Apollo Commercial Real Estate Finance, Inc. (NYSE: ARI) navigates a segment of the real estate finance industry that’s experiencing increased competition, yet that’s not preventing the company from continuing to find new opportunities at home and abroad.
The New York-based mREIT primarily originates, acquires, invests in, and manages commercial real estate-related debt investments. Those include mortgage loans and subordinate financings. The company’s specialty is in investing in first mortgages and mezzanine loans.
Right now, first mortgages comprise about 75 percent of the company’s business, with mezzanine loans making up the rest. However, it wasn’t always that way.
In 2010, 2013, and 2014, Apollo Commercial “opportunistically” purchased commercial mortgage-backed securities (CMBS) before company officials determined “there’s currently not compelling value for ARI to invest in CMBS,” says president and CEO Stuart Rothstein. Apollo sold off the last of those holdings in 2017. Since then, Rothstein says, the company has stayed “100 percent focused on first mortgages and mezzanine” products—and their profit potential.
Market Competition
Founded in 2009, the mREIT is externally managed by an indirect subsidiary of Apollo Global Management, LLC, a global alternative investment manager. With a market cap of about $2.31 billion as of mid-July, Apollo Commercial sits right in the middle of the pack of the major public REIT debt players, says Ross Smotrich, an analyst who follows the company for Barclays. Apollo’s average loan size is $75 million to $80 million.
More private pools of capital have also begun offering debt financing, Smotrich says, now that the housing industry is nine years into a steady recovery and the nation’s economy is performing well overall. “The markets that [Apollo Commercial] are in are competitive and you’re seeing other providers of debt capital increase that competition,” he says.
Ultimately, Rothstein says, all that competition, especially from public peers, is “a positive. The more public companies there are, the more of an incentive investors have to look at the space.”

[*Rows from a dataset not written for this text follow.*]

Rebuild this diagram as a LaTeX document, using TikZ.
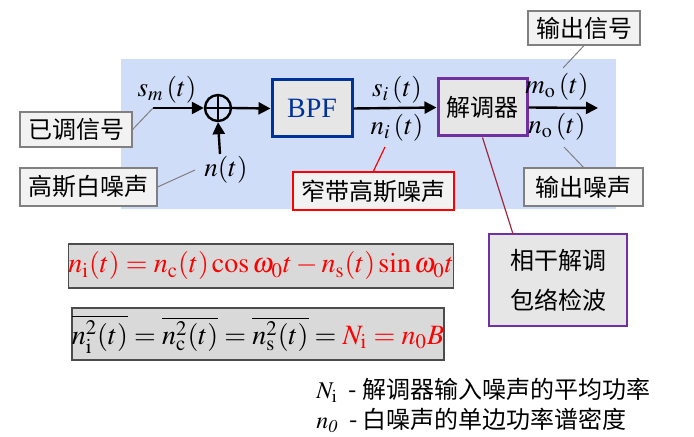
\documentclass[tikz,border=0pt]{standalone}
\usepackage{mathptmx}
\usepackage{fontspec}
\setmainfont{Liberation Serif}
\newfontfamily\cjk{Noto Sans CJK SC}
\usetikzlibrary{arrows.meta}
\definecolor{bgblue}{RGB}{208,221,249}
\definecolor{tagfill}{RGB}{242,242,242}
\definecolor{boxfill}{RGB}{230,230,230}
\definecolor{eqfill}{RGB}{217,217,217}
\definecolor{bpfblue}{RGB}{0,51,153}
\definecolor{dempurple}{RGB}{112,48,160}
\definecolor{leadred}{RGB}{160,40,60}

\begin{document}
\begin{tikzpicture}[x=0.5pt, y=-0.5pt,
    cn/.style={font=\cjk\fontsize{12}{14}\selectfont},
    mth/.style={font=\fontsize{13.5}{15}\selectfont, inner sep=1pt},
    tag/.style={cn, draw=gray, fill=tagfill, line width=0.6pt, inner sep=0pt},
    blk/.style={fill=boxfill, line width=1.5pt, inner sep=0pt},
    eq/.style={draw=black!70, fill=eqfill, line width=0.7pt, inner sep=0pt,
        font=\fontsize{14}{16}\selectfont},
    sig/.style={line width=1.2pt, -{Triangle[length=6pt,width=6pt]}},
    lead/.style={gray, line width=0.5pt}]
    \useasboundingbox (0,0) rectangle (694,437);

    % background
    \fill[bgblue] (121,59) rectangle (616,209);

    % blocks
    \node[circle, draw, line width=1.2pt, minimum size=13pt, inner sep=0pt] (add) at (218,108) {};
    \draw[line width=1.2pt] (add.north) -- (add.south) (add.west) -- (add.east);
    \node[blk, draw=bpfblue, text=bpfblue, font=\fontsize{14}{16}\selectfont,
        minimum width=40pt, minimum height=28.5pt] (bpf) at (312,108.5) {BPF};
    \node[blk, draw=dempurple, cn, minimum width=44.5pt, minimum height=28.5pt] (dem) at (482.5,107.5) {解调器};

    % signal labels
    \node[mth] (sm) at (167,90) {$s_{m}\,(t)$};
    \node[mth] (nt) at (226,170) {$n(t)$};
    \node[mth] (si) at (397,90) {$s_{i}\,(t)$};
    \node[mth] (ni) at (397,128) {$n_{i}\,(t)$};
    \node[mth] (mo) at (557,87) {$m_{\mathrm{o}}\,(t)$};
    \node[mth] (no) at (557,127) {$n_{\mathrm{o}}\,(t)$};

    % signal path
    \coordinate (in) at (153,108);
    \coordinate (nin) at (220,154);
    \coordinate (out) at (598,108);
    \draw[sig] (in) -- (add.west);
    \draw[sig] (nin) -- (add.south);
    \draw[sig] (add.east) -- (bpf.west);
    \draw[sig] (bpf.east) -- (dem.west);
    \draw[sig] (dem.east) -- (out);

    % tags
    \node[tag, minimum width=56pt, minimum height=17.5pt] (yt) at (76,129.5) {已调信号};
    \node[tag, minimum width=68.5pt, minimum height=19pt] (gs) at (88.5,187) {高斯白噪声};
    \node[tag, draw=red, line width=1pt, minimum width=80.5pt, minimum height=19pt] (nb) at (373.5,191) {窄带高斯噪声};
    \node[tag, minimum width=56pt, minimum height=17pt] (os) at (584,28) {输出信号};
    \node[tag, minimum width=59.5pt, minimum height=19pt] (on) at (583.5,187) {输出噪声};
    \node[blk, draw=dempurple, line width=1.2pt, cn, align=center, font=\cjk\fontsize{12}{20}\selectfont,
        minimum width=69pt, minimum height=46pt] (coh) at (558,280) {相干解调\\包络检波};

    % leaders
    \coordinate (gsend) at (195,170);
    \coordinate (nbend) at (385,147);
    \coordinate (osend) at (563,68);
    \coordinate (onend) at (564,147);
    \coordinate (cohend) at (513,234);
    \draw[lead] (yt.east) -- (in);
    \draw[lead] (gs.east) -- (gsend);
    \draw[red, line width=0.6pt] (nb.north) -- (nbend);
    \draw[lead] (os.south) -- (osend);
    \draw[lead] (on.north) -- (onend);
    \draw[leadred, line width=0.6pt] (dem.south) -- (cohend);

    % formulas
    \node[eq, text=red, minimum width=190pt, minimum height=22pt] (f1) at (261,266)
        {$n_{\mathrm{i}}(t)=n_{\mathrm{c}}(t)\cos\omega_0 t-n_{\mathrm{s}}(t)\sin\omega_0 t$};
    \node[eq, minimum width=186pt, minimum height=26pt] (f2) at (258,334)
        {$\overline{n_{\mathrm{i}}^2(t)}=\overline{n_{\mathrm{c}}^2(t)}=\overline{n_{\mathrm{s}}^2(t)}=\textcolor{red}{N_{\mathrm{i}}=n_0B}$};

    % legend
    \node[cn, anchor=west, inner sep=0pt] (leg1) at (316,390) {$N_{\mathrm{i}}$\ \ - 解调器输入噪声的平均功率};
    \node[cn, anchor=west, inner sep=0pt] (leg2) at (316,420) {$n_{\mathit{0}}$\ \ - 白噪声的单边功率谱密度};
\end{tikzpicture}
\end{document}
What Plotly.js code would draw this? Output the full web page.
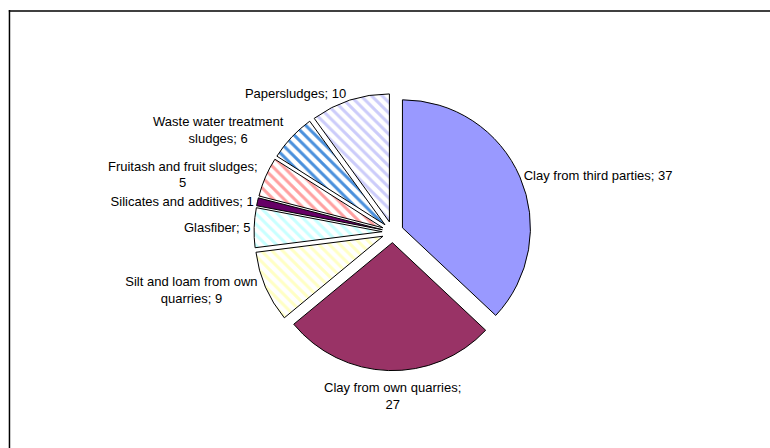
<!DOCTYPE html>
<html>
<head>
<meta charset="utf-8">
<script src="https://cdn.plot.ly/plotly-3.0.1.min.js"></script>
<style>html,body{margin:0;padding:0;background:#fff;}#chart{width:770px;height:448px;}</style>
</head>
<body>
<div id="chart"></div>
<script>
// Data
const categories = [
  "Clay from third parties",
  "Clay from own quarries",
  "Silt and loam from own quarries",
  "Glasfiber",
  "Silicates and additives",
  "Fruitash and fruit sludges",
  "Waste water treatment sludges",
  "Papersludges"
];
const values = [37, 27, 9, 5, 1, 5, 6, 10];
const labelText = [
  "Clay from third parties; ",
  "Clay from own quarries;<br>",
  "Silt and loam from own<br>quarries; ",
  "Glasfiber; ",
  "Silicates and additives; ",
  "Fruitash and fruit sludges;<br>",
  "Waste water treatment<br>sludges; ",
  "Papersludges; "
];

// Styles
const fillColors = ["#9999FF", "#993366", "#FFFFFF", "#FFFFFF", "#660066", "#FFFFFF", "#FFFFFF", "#FFFFFF"];
const patternShapes = ["", "", "\\", "\\", "", "\\", "\\", "\\"];
const patternFg = ["#9999FF", "#993366", "#FFFFC4", "#C8FFFF", "#660066", "#FFA0A0", "#4A90DC", "#CCCCFA"];
// the bottom slice's label is centred under the pie (as in the original), so it is drawn as an annotation
const textPositions = ["outside", "none", "outside", "outside", "outside", "outside", "outside", "outside"];

const pieDomain = { x: [0.2, 0.82], y: [0.1727, 0.7915] };
const fontFamily = "Liberation Sans, Arial, sans-serif";

const trace = {
  type: "pie",
  labels: categories,
  values: values,
  text: labelText,
  texttemplate: "%{text}%{value}",
  textinfo: "text",
  textposition: textPositions,
  sort: false,
  direction: "clockwise",
  rotation: 0,
  pull: values.map(() => 0.083),
  hoverinfo: "label+value",
  marker: {
    colors: fillColors,
    line: { color: "#000000", width: 1 },
    pattern: {
      shape: patternShapes,
      fgcolor: patternFg,
      bgcolor: "#FFFFFF",
      size: 7.5,
      solidity: 0.4,
      fillmode: "replace"
    }
  },
  outsidetextfont: { family: fontFamily, size: 13, color: "#000000" },
  domain: pieDomain,
  showlegend: false
};

const annotations = [];
textPositions.forEach((p, i) => {
  if (p === "none") {
    annotations.push({
      xref: "paper", yref: "paper",
      x: (pieDomain.x[0] + pieDomain.x[1]) / 2,
      y: pieDomain.y[0] - 7 / 448,
      xanchor: "center", yanchor: "top", align: "center",
      showarrow: false,
      text: labelText[i] + values[i],
      font: { family: fontFamily, size: 13, color: "#000000" }
    });
  }
});

const layout = {
  width: 770,
  height: 448,
  margin: { l: 0, r: 0, t: 0, b: 0 },
  paper_bgcolor: "#FFFFFF",
  font: { family: fontFamily, size: 13, color: "#000000" },
  showlegend: false,
  annotations: annotations,
  shapes: [
    { type: "line", xref: "paper", yref: "paper", x0: 0.0115, x1: 1, y0: 1 - 11 / 448, y1: 1 - 11 / 448,
      line: { color: "#404040", width: 2 } },
    { type: "line", xref: "paper", yref: "paper", x0: 0.0123, x1: 0.0123, y0: 0, y1: 1 - 10 / 448,
      line: { color: "#000000", width: 1.5 } }
  ]
};

Plotly.newPlot("chart", [trace], layout, { displayModeBar: false, staticPlot: true });
</script>
</body>
</html>
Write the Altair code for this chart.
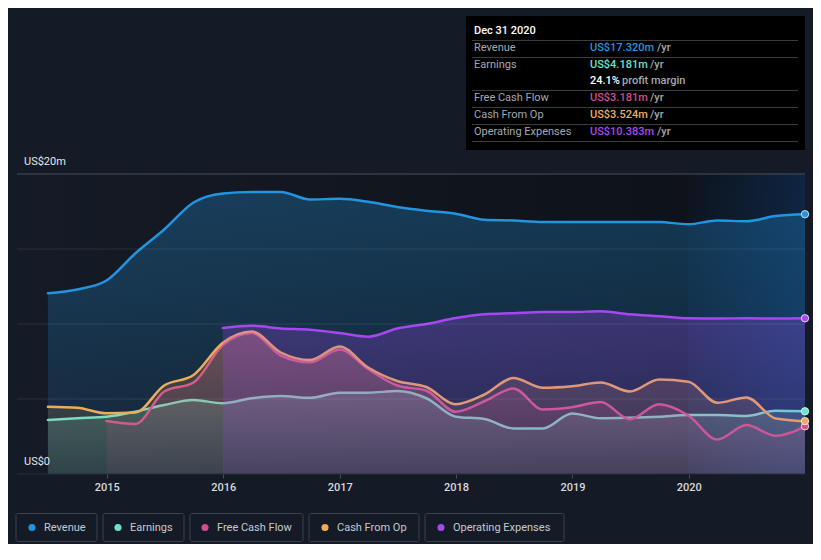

During the upcoming year, as interest rates are anticipated to rise and make financing more expensive, the company must stay the course, Smotrich says. “The challenge is to continue to do good, well-underwritten transactions that maintain the kind of spread that they are looking for,” he adds. “In this kind of a market—and we are late in the real estate cycle—the challenge is always to maintain your discipline and not to go out too far on the risk curve in order to get those returns.”
Geographic Expansion
Expansion into new geographic regions has been a recent priority as the company seeks to distinguish itself.
Last year, Apollo Commercial spring-boarded into San Francisco and Seattle’s technology industry-driven commercial real estate markets. “We tend to let the opportunity set dictate where we ultimately end up, but our bias remains the larger gateway cities and institutional-quality product which, over an extended period of time, have proven to be the most liquid markets,” Rothstein says.
Apollo Commercial will also continue to increase its presence in London, which today represents about 15 percent of the mREIT’s total portfolio, Rothstein notes.
“We have historically had a presence in Europe and we’ve been a very active real estate equity investor in Europe through other pools of capital that are managed by Apollo. I think we’re optimistic about continuing to find transactions in London,” Rothstein says.